* Short exercise *
Find each line holding "React" and copy it out.

======== Material provided ========

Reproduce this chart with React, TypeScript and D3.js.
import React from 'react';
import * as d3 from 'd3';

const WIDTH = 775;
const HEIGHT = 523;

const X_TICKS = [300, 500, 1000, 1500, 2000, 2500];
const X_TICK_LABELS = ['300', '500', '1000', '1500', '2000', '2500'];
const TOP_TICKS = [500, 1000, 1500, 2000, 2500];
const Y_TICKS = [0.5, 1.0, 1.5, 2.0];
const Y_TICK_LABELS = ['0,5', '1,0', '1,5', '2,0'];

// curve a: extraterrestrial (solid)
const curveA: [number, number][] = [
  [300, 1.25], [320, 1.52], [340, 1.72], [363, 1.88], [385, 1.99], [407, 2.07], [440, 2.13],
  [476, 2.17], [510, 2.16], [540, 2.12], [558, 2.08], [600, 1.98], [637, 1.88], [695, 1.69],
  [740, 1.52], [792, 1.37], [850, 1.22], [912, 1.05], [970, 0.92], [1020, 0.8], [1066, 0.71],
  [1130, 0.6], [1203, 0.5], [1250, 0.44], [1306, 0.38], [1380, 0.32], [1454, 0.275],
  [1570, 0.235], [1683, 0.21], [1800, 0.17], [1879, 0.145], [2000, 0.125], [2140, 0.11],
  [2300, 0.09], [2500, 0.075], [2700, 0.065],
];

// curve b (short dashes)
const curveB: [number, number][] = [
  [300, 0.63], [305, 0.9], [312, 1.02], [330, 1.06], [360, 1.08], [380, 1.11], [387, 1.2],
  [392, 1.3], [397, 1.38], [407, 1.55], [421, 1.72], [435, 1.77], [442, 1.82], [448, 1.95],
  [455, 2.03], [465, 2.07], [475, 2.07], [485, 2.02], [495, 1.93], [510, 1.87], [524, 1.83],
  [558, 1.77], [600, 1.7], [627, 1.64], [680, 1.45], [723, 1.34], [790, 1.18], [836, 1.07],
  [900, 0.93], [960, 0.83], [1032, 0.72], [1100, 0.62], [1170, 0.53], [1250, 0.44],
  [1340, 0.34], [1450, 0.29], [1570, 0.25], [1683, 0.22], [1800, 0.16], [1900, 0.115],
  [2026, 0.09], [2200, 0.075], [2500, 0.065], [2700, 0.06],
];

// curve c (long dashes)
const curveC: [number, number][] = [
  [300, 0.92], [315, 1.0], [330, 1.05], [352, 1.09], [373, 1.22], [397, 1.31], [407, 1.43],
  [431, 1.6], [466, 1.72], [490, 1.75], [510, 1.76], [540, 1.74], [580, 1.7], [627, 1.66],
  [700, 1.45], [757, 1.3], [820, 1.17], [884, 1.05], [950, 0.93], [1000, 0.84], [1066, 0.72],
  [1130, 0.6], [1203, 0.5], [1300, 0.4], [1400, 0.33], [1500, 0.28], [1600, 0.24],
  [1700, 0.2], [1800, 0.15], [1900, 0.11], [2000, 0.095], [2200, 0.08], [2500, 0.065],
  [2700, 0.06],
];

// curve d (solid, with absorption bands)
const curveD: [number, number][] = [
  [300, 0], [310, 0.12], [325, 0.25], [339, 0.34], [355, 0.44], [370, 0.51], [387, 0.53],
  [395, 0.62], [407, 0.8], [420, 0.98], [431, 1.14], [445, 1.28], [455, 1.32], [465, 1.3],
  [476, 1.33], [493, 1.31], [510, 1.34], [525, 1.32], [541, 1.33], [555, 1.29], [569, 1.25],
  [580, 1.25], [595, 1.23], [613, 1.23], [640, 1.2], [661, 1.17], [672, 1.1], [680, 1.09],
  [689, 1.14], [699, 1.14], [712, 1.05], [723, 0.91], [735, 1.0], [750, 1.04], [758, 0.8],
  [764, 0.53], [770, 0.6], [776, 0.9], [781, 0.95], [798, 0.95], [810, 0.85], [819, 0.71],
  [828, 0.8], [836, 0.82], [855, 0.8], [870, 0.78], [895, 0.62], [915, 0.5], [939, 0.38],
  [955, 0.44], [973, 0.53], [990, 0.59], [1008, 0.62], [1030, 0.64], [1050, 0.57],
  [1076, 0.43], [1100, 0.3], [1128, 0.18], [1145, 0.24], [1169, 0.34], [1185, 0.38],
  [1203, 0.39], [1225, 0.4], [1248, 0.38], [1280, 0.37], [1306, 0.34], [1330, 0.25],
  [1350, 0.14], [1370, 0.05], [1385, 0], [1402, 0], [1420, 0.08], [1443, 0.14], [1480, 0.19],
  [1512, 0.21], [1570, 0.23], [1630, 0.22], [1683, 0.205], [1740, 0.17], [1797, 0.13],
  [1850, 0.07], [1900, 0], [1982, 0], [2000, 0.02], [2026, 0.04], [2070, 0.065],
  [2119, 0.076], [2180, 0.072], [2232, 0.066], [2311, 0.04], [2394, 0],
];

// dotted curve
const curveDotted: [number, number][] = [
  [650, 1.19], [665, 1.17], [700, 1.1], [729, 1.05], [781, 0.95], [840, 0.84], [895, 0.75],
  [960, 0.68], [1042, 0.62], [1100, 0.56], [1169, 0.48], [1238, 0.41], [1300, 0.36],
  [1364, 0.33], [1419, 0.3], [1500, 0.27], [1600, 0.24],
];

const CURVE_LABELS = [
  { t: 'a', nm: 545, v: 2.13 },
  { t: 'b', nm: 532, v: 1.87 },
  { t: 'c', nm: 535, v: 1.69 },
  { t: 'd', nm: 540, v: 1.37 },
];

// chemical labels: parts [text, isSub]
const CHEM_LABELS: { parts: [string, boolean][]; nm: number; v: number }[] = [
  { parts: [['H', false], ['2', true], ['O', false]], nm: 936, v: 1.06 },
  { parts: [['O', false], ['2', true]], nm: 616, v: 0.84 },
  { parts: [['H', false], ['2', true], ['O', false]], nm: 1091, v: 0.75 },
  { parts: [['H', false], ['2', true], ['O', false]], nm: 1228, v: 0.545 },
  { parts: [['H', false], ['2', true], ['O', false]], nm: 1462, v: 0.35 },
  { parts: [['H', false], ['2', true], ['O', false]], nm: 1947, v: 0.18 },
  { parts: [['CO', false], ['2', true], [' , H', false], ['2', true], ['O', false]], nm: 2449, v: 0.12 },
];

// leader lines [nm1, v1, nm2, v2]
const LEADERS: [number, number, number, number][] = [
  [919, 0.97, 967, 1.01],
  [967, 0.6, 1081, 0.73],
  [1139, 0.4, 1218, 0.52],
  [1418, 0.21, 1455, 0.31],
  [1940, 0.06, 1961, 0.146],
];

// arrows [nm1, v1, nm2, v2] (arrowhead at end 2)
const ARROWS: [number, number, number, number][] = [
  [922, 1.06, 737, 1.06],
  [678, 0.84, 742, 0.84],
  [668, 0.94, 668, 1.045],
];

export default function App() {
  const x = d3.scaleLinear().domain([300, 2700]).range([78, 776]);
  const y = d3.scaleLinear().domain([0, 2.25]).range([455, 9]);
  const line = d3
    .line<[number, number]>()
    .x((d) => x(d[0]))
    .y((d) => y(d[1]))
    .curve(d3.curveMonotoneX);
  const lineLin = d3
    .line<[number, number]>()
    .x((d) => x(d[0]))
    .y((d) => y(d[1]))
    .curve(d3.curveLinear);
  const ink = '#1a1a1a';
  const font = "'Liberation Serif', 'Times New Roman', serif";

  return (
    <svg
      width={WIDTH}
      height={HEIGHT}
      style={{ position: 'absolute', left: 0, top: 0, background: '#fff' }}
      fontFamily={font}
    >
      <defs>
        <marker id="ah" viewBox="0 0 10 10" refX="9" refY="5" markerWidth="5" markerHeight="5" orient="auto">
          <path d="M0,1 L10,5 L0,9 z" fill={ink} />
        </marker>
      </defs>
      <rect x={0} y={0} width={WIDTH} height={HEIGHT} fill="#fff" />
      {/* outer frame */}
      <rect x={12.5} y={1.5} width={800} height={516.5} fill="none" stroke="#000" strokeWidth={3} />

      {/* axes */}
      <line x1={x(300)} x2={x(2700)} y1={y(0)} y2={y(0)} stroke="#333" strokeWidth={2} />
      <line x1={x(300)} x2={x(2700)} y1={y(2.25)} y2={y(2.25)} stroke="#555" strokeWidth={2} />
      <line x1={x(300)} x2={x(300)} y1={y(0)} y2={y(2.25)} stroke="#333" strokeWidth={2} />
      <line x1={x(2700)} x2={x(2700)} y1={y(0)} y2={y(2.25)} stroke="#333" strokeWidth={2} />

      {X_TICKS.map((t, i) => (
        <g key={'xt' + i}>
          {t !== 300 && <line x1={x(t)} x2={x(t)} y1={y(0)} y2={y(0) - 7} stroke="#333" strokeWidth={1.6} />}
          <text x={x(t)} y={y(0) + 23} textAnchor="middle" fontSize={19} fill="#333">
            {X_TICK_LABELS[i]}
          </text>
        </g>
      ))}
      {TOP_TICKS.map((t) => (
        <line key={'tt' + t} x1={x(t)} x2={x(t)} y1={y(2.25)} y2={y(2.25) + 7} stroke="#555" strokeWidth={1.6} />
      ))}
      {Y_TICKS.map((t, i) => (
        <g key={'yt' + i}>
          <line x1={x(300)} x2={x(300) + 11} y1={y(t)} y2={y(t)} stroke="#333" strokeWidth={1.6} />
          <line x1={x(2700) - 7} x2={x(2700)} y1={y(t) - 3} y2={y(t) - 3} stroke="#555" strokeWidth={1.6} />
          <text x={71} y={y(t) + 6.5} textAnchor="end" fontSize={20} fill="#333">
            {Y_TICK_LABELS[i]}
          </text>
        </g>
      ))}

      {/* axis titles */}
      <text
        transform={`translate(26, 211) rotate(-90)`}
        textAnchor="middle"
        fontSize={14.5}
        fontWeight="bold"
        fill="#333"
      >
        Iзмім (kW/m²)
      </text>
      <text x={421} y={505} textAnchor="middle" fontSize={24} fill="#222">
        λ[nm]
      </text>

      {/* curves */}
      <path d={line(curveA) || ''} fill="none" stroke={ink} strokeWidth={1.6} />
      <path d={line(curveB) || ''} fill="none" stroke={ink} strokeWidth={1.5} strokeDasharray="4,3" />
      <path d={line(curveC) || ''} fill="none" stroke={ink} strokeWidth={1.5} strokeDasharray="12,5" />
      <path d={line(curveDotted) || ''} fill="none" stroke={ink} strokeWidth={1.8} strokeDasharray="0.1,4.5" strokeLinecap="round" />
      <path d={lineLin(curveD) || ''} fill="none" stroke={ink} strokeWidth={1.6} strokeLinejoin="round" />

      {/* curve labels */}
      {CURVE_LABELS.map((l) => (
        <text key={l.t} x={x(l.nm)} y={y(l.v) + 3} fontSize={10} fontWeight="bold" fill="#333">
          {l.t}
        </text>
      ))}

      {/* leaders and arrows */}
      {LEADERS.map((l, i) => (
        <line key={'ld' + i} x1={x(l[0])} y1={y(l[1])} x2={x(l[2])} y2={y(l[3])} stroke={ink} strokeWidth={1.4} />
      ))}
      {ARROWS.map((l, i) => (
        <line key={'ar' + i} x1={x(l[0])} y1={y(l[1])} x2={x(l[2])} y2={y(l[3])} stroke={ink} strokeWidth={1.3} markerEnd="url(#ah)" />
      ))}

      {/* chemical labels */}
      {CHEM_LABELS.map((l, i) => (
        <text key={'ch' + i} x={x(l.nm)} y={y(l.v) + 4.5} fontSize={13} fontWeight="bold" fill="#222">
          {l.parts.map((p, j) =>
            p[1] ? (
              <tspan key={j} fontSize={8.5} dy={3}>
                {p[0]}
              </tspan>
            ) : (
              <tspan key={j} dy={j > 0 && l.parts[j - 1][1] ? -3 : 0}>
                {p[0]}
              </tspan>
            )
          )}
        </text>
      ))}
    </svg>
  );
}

========

* Response to this exercise *
Reproduce this chart with React, TypeScript and D3.js.
import React from 'react';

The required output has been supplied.